Still, 11 and 13 are allowable numbers. We’ll see. I have to keep the rest because of damage types. Stone is meant to include crushing, but anything it can do goes over to earth, anyway.
Radiance, as a Plane, is a challenge. Yes, it is heart, but it is also luck and life. By opposition, that makes the necrotic plane the opposite of Heart and Luck. Heaven and hell are easy, Radiance and Necrotic less so, but the hardest is and remains Shadow and Nether. Mostly because they aren’t clear in my head. They are getting there — a lot of what I have been toing with of late is tweaking those two, getting them more fixed in my head about what they are about and how they work. You can tell in part because of the shortness of their entries — I know they need to be there, but I haven’t given them the depth of thought and awareness that I have Heaven and Hell. Of course, Heaven and hell are easy, lol.
Which is the next thing — Celestial and Infernal are the planes, Heaven and hell are only two of the dimensions, and it really is the dimensions that matter more than the planes. The Veil is the fabric of space and time, and subject to tears, rips, gaps, and more. Hell, the whole of Fairy lore is built on that idea.

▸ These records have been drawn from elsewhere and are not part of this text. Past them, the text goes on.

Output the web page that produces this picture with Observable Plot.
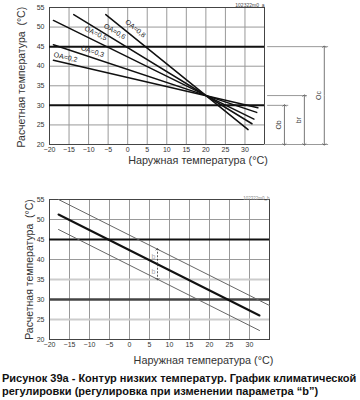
<!DOCTYPE html>
<html><head><meta charset="utf-8">
<script src="https://cdn.jsdelivr.net/npm/d3@7"></script>
<script src="https://cdn.jsdelivr.net/npm/@observablehq/plot@0.6"></script>
<style>
body{margin:0;background:#fff;font-family:"Liberation Sans",Arial,sans-serif;}
#wrap{width:360px;}
svg{display:block;}
#cap{font-weight:bold;font-size:11px;line-height:13px;color:#111;padding-left:2px;margin-top:2px;white-space:nowrap;}
</style></head>
<body><div id="wrap"><div id="c1"></div><div id="c2"></div>
<div id="cap">Рисунок 39а - Контур низких температур. График климатической<br>регулировки (регулировка при изменении параметра “b”)</div></div>
<script>
// ---- data ----
const xTicks = [-20,-15,-10,-5,0,5,10,15,20,25,30];
const yTicks = [20,25,30,35,40,45,50,55];
const xGrid = [-15,-10,-5,0,5,10,15,20,25,30];
const yGrid = [25,35,40,50];
const limitLines = [45,30];
const oaLabels = ["OA=0,2","OA=0,3","OA=0,5","OA=0,6","OA=0,8"];
const oaStartX = [-19,-19,-19,-13.8,-5.6];
const oaStartY = [41.5,45.5,51.7,53.2,53.2];
const oaEndX = [33.3,33,32.3,31.8,30.8];
const oaEndY = [29.4,28.2,26.5,25.3,23.8];
const oaLabelX = [-15.9,-9,-8.2,-3.3,2];
const oaLabelY = [42.3,43.8,48.4,48.9,49.6];
const oaLabelAngle = [13,18,26,31,39];
const bSeries = ["upper","middle","lower"];
const bStartX = [-17.75,-17.75,-17.75];
const bStartY = [55,51.25,47.5];
const bEndX = [35,32.5,32.5];
const bEndY = [28.5,26,22.25];
const dimLabels = ["Ob","br","Oc"];
const dimTop = [30,32.5,45];
const dimBottom = 20;
const xTitle = "Наружная температура (°C)";
const yTitle = "Расчетная температура  (°C)";

const font = "'Liberation Sans', Arial, sans-serif";
const lines1 = [];
oaLabels.forEach((l,i)=>{lines1.push({k:l,x:oaStartX[i],y:oaStartY[i]});lines1.push({k:l,x:oaEndX[i],y:oaEndY[i]});});
const labels1 = oaLabels.map((l,i)=>({t:l,x:oaLabelX[i],y:oaLabelY[i],r:oaLabelAngle[i]}));

const common = (opts)=>({
  width:360, x:{domain:[-20,35], ticks:xTicks, tickSize:0, tickPadding:3, label:null},
  y:{domain:[20,55], ticks:yTicks, tickSize:0, tickPadding:5, label:null},
  style:{fontFamily:font, fontSize:"7px", color:"#333", background:"#fff", overflow:"visible"},
  ...opts
});

// dimension annotation positions (x in data units beyond the frame)
const dimX = [40.1,45.2,50.3];
const dimLineX2 = [41.2,46,51.4];
const dims = dimLabels.map((l,i)=>({l, x:dimX[i], top:dimTop[i], x2:dimLineX2[i], lx:dimX[i]-1.5, ly:(dimTop[i]+dimBottom)/2}));

const p1 = Plot.plot(common({
  height:180, marginLeft:49, marginRight:96, marginTop:7, marginBottom:36,
  marks:[
    Plot.ruleX(xGrid,{stroke:"#999",strokeWidth:1}),
    Plot.ruleY(yGrid,{stroke:"#999",strokeWidth:1}),
    Plot.frame({stroke:"#444"}),
    Plot.ruleY(limitLines,{x1:-20,x2:35,stroke:"#111",strokeWidth:2}),
    // dimension lines
    Plot.ruleY([20],{x1:35,x2:51.4,stroke:"#999"}),
    Plot.ruleY(dims,{y:"top",x1:35.8,x2:"x2",stroke:"#999"}),
    Plot.link(dims,{x1:"x",x2:"x",y1:d=>d.ly,y2:"top",stroke:"#555",strokeWidth:0.8,markerEnd:"arrow"}),
    Plot.link(dims,{x1:"x",x2:"x",y1:d=>d.ly,y2:dimBottom,stroke:"#555",strokeWidth:0.8,markerEnd:"arrow"}),
    Plot.text(dims,{x:"lx",y:"ly",text:"l",rotate:-90,fontSize:7,fill:"#333"}),
    Plot.line(lines1,{x:"x",y:"y",z:"k",stroke:"#111",strokeWidth:1.5}),
    Plot.text(labels1,{x:"x",y:"y",text:"t",rotate:"r",fontSize:7,fill:"#222"}),
    Plot.text(["102322m0_a"],{frameAnchor:"top-right",dy:-4,fontSize:5,fill:"#444"}),
    Plot.text([xTitle],{x:18,frameAnchor:"bottom",dy:19,fontSize:10.8,fill:"#333",textAnchor:"middle"}),
    Plot.text([yTitle],{y:37.2,frameAnchor:"left",dx:-28,rotate:-90,fontSize:10.5,fill:"#333",textAnchor:"middle"})
  ]
}));
document.getElementById("c1").appendChild(p1);

const lines2 = [];
bSeries.forEach((s,i)=>{lines2.push({k:s,x:bStartX[i],y:bStartY[i]});lines2.push({k:s,x:bEndX[i],y:bEndY[i]});});
const slopeAt = (i,x)=> bStartY[i] + (bEndY[i]-bStartY[i])*(x-bStartX[i])/(bEndX[i]-bStartX[i]);
const bx = 7;
const bArrow = [{x:bx, y1:slopeAt(2,bx), y2:slopeAt(0,bx), ym:slopeAt(1,bx)}];

const p2 = Plot.plot(common({
  height:190, marginLeft:49, marginRight:91, marginTop:19, marginBottom:31,
  marks:[
    Plot.ruleX(xGrid,{stroke:"#999",strokeWidth:1}),
    Plot.ruleY([50,40],{stroke:"#999",strokeWidth:1}),
    Plot.ruleY([35,25],{stroke:"#ccc",strokeWidth:2}),
    Plot.frame({stroke:"#444"}),
    Plot.ruleY([45],{x1:-20,x2:35,stroke:"#111",strokeWidth:2}),
    Plot.ruleY([30],{x1:-20,x2:35,stroke:"#444",strokeWidth:2.5}),
    Plot.line(lines2.filter(d=>d.k!=="middle"),{x:"x",y:"y",z:"k",stroke:"#666",strokeWidth:1}),
    Plot.line(lines2.filter(d=>d.k==="middle"),{x:"x",y:"y",stroke:"#111",strokeWidth:2}),
    Plot.link(bArrow,{x1:"x",x2:"x",y1:"ym",y2:"y2",stroke:"#333",strokeWidth:0.8,strokeDasharray:"2,1.5",markerEnd:"arrow"}),
    Plot.link(bArrow,{x1:"x",x2:"x",y1:"ym",y2:"y1",stroke:"#333",strokeWidth:0.8,strokeDasharray:"2,1.5",markerEnd:"arrow"}),
    Plot.text(["b","b"],{x:6,y:(d,i)=>i===0?40.75:37,fontSize:7,fill:"#aaa"}),
    Plot.text(["102322m0_b"],{frameAnchor:"top-right",dy:-3,fontSize:4.5,fill:"#888"}),
    Plot.text([xTitle],{x:18.5,frameAnchor:"bottom",dy:24,fontSize:10.8,fill:"#333",textAnchor:"middle"}),
    Plot.text([yTitle],{y:37.5,frameAnchor:"left",dx:-20,rotate:-90,fontSize:10.5,fill:"#333",textAnchor:"middle"})
  ]
}));
document.getElementById("c2").appendChild(p2);
</script></body></html>
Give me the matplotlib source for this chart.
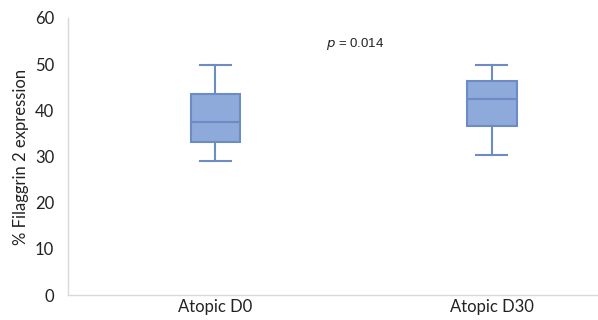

Things I need to do include finishing up the write ups for classes and Aspects, including the spell lists for them. Then I need to clean up and finalize the elemental spells. After that comes the Backgrounds — I know what they will be, but none are written out, really.
Finish up Herbs and Spices, compile the Runes and write out the psychic powers rules (basically a variant of magic rules).
Do up the Power words. Tweak the combat rules and finish out some of the damage types and environment stuff. Flesh out the biomes with random encounter lists. Drop in the entire section about creating adventures.
Oh. yeah. That’s a new section. It is what will likely take the full file into the 1300 page range, and possibly return me to the position of two books. Direct result of too many DDB threads from new DMs wanting to know how the fuck do they plan out a big thing.
Now, I did a bunch of work on the rough idea for the first campaign already. So that stuff is mostly done, although it is set up for me talking to myself. Changing it isn’t hard. It involves the major heroic Journey Cycles (there are several), and the one that I created to reflect the experience of being trans in the world. WHich was prescient at the time as the attacks hadn’t started up like they have.
But also how to break things down into chunks that seem to stand alone, and the dramatic story structure and stuff like that. And then, of course, the perspective: the Dm is the creator of the story, not its author. I think that is a huge challenge for a lot of new DMs who want to write the story and have the players act it out for them. And, really, when you are writing the modules, it kinda is like that.
So, yeah, decent sized chunk. Current size is 933 pages not counting the front matter (title pages, copyright, dedication, contents). But that combines the Wyrlde Book and the Encyclopedia into one thing.
BTW, turns out most people did not get that joke. Far too clever, far too niche, lol. People will no longer understand the difference between the britannica and World Book sets of knowledge books, lol. Hell, Wikipedia has stolen that, lol.
The current naming system of -Alia /-ica is just pure fancy. I need to remember to put that into the language final when I get it done for common. ha! That, by itself, will add something like 25 pages. Still collecting words for the master word list. Still debating on how word construction will fallout. I played with it to get an idea of how to get where I want to go, but haven’t quite made it work yet.
Ok, my midnight ramblings are done. The tropical storm has passed over.